Chris Bains takes a walk through the Black Country in 1984. He visits Saltwells Nature Reserve, the derelict Round Oak steel works and looks on as Merry Hill Farm is destroyed to make way for the shopping centre.
I remember playing there late 40's early 50's with my mates when the area was pretty derelict, and still had relics of the Earl of Dudley's railway. We called it the area the Coppice. Mousesweet Brook was bright yellow from pollution (I thought that was the normal colour for streams). The Doulton Clay Pit was a frightening place with green pools and tales of drownings. Our parents allowed us to go although we got hammered coming home covered in mud. Often families used to go to the Woodman pub somewhere there. It was great to see the transformation after moving away in 1960.
Thank you for this. It is very sad on both sides of the story. Factories shutting down, people loosing their jobs and on the other hand loosing beautiful green and pleasant fields.
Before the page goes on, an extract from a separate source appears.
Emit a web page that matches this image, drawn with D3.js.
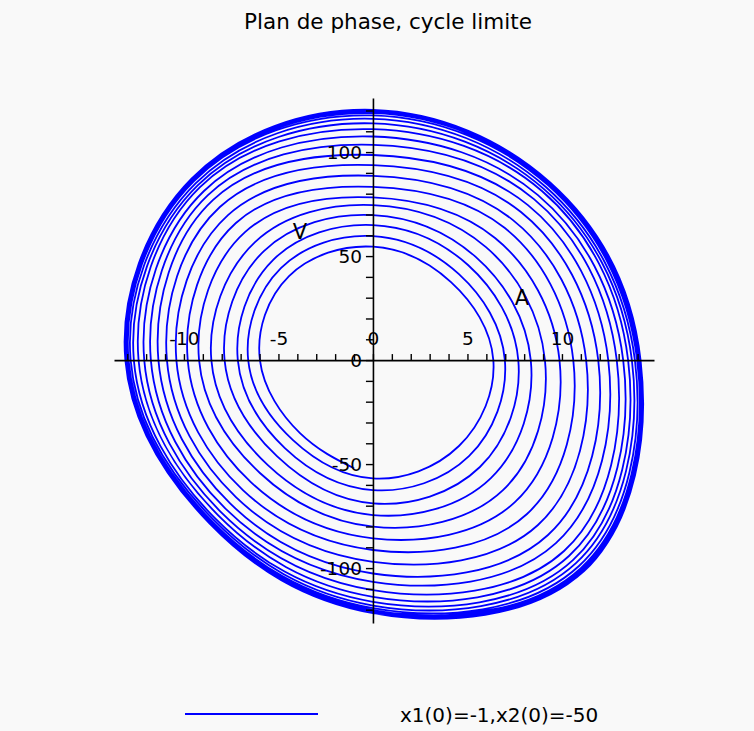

Saltwells is beautiful, as is Baggeridge. Both manmade sanctuaries (one an ex quarry, the other an ex coal mine) that have been returned to green following the the industrial era. They are lovely places to walk. Baggeridge has been a particular sanctury to me and my family throughout 2020. I just wish some of my fellow Black Country men and women would learn to look after their environment.
@@robferguson8696 Thank you! My husband and I did the 4 mile round walk from Baggeridge to Himley at the weekend. Lovely and mucky underfoot and LOTS of birdsong. Definitely a hint of spring in the air now!!!
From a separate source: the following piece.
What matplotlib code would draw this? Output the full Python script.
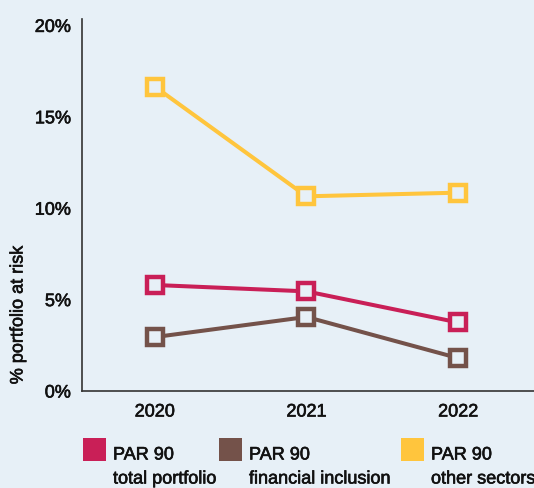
import matplotlib
matplotlib.use("Agg")
import matplotlib.pyplot as plt
from matplotlib.patches import Rectangle
import matplotlib.patheffects as pe

years = ["2020", "2021", "2022"]
total_portfolio = [5.8, 5.45, 3.75]
financial_inclusion = [2.95, 4.05, 1.8]
other_sectors = [16.65, 10.65, 10.85]
yticks = [0, 5, 10, 15, 20]
ytick_labels = ["0%", "5%", "10%", "15%", "20%"]
legend_titles = ["PAR 90", "PAR 90", "PAR 90"]
legend_subs = ["total portfolio", "financial inclusion", "other sectors"]

BG = "#E7F0F7"
RED = "#C91F57"
BROWN = "#74524A"
YELLOW = "#FFC53D"
TXT = "#111111"
colors = [RED, BROWN, YELLOW]
FONT = ["Liberation Sans", "DejaVu Sans"]
plt.rcParams["font.family"] = FONT
EFF = [pe.withStroke(linewidth=0.45, foreground=TXT)]

fig = plt.figure(figsize=(5.34, 4.88), dpi=100, facecolor=BG)
W, H = 534, 488
ax = fig.add_axes([82 / W, 1 - 391 / H, (534 - 82) / W, (391 - 19) / H])
ax.set_facecolor(BG)

x = list(range(len(years)))
for series, c in zip([other_sectors, total_portfolio, financial_inclusion], [YELLOW, RED, BROWN]):
    ax.plot(x, series, color=c, lw=2.9, marker="s", ms=12, mew=3.2,
            mfc=BG, mec=c, solid_joinstyle="miter", zorder=3)

ax.set_xlim(-0.48, 2.5)
ax.set_ylim(0, 20.35)
ax.set_xticks(x)
ax.set_xticklabels(years, fontsize=13, color=TXT)
ax.set_yticks(yticks)
ax.set_yticklabels(ytick_labels, fontsize=13, color=TXT)
for lab in ax.get_xticklabels() + ax.get_yticklabels():
    lab.set_path_effects(EFF)
ax.tick_params(length=0, pad=9)
ax.tick_params(axis="y", pad=8)
for s in ["top", "right"]:
    ax.spines[s].set_visible(False)
for s in ["left", "bottom"]:
    ax.spines[s].set_color("#333333")
    ax.spines[s].set_linewidth(1.2)

fig.text(18 / W, 1 - 315 / H, "% portfolio at risk", rotation=90, ha="center",
         va="center", fontsize=13, color=TXT, path_effects=EFF)

legend_x = [83, 219, 401]
for lx, c, t, s in zip(legend_x, colors, legend_titles, legend_subs):
    fig.patches.append(Rectangle((lx / W, 1 - 461 / H), 23 / W, 23 / H,
                                 transform=fig.transFigure, facecolor=c,
                                 edgecolor="none"))
    fig.text((lx + 30) / W, 1 - 455 / H, t, fontsize=13, va="center", ha="left",
             color=TXT, path_effects=EFF)
    fig.text((lx + 30) / W, 1 - 479 / H, s, fontsize=13, va="center", ha="left",
             color=TXT, path_effects=EFF)

fig.savefig("out.png", dpi=100, facecolor=BG)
Thanks for sharing this. I remember watching this as a young boy the first time around and we had a vhs recording for years (BBC2 I think) and as living in Brierley Hill at the time, the building of the Merry Hill shopping centre. Still go over Saltwells Wood occasionally and walk the local canals. Brilliant video. Thanks 🙏
I literally live a mile from the “Merry Hill Shopping Centre” although the centre holds many memories for me growing up, it’s sad to see what had to be removed for it to exist. No more than a year ago now I was stood on the viaduct that you can see in one of the the shots by the canal by the steelworks, makes me abit emotional.... my how things have changed.
had family work at the ole oak steel works as a kid we used to ride our motorbikes along that canel and cross old sites to ride to west brom and brum and back for the day, they were overgrown back then sometimes had to back track as bridges had fell apart wooden sleeepers used to repair the walk ways had fell away never really saw or knew how massive round oak was till it was gone and they built not so merryhill shopping centre ,ive told my kids of the old canels and old factories we rode and played around and in great footage thank you for the old memories
I didn't notice the date on the description but as I watched the credits at the end I was guessing it was between 1977 and 1984. Just about a good guess! The children seemed like 1970s/early 1980s children... on BMX bikes?! Some of my ancestors and their siblings probably worked there or not far from there... as clay miners, quarry labourers... things like that. Thye must have been tough people to do heavy work like that for too many hours a week!
I doubt if there is. We were very fortunate that this version was found and copied from film to a digital format. The rest I imagine was swept up from the cutting room floor.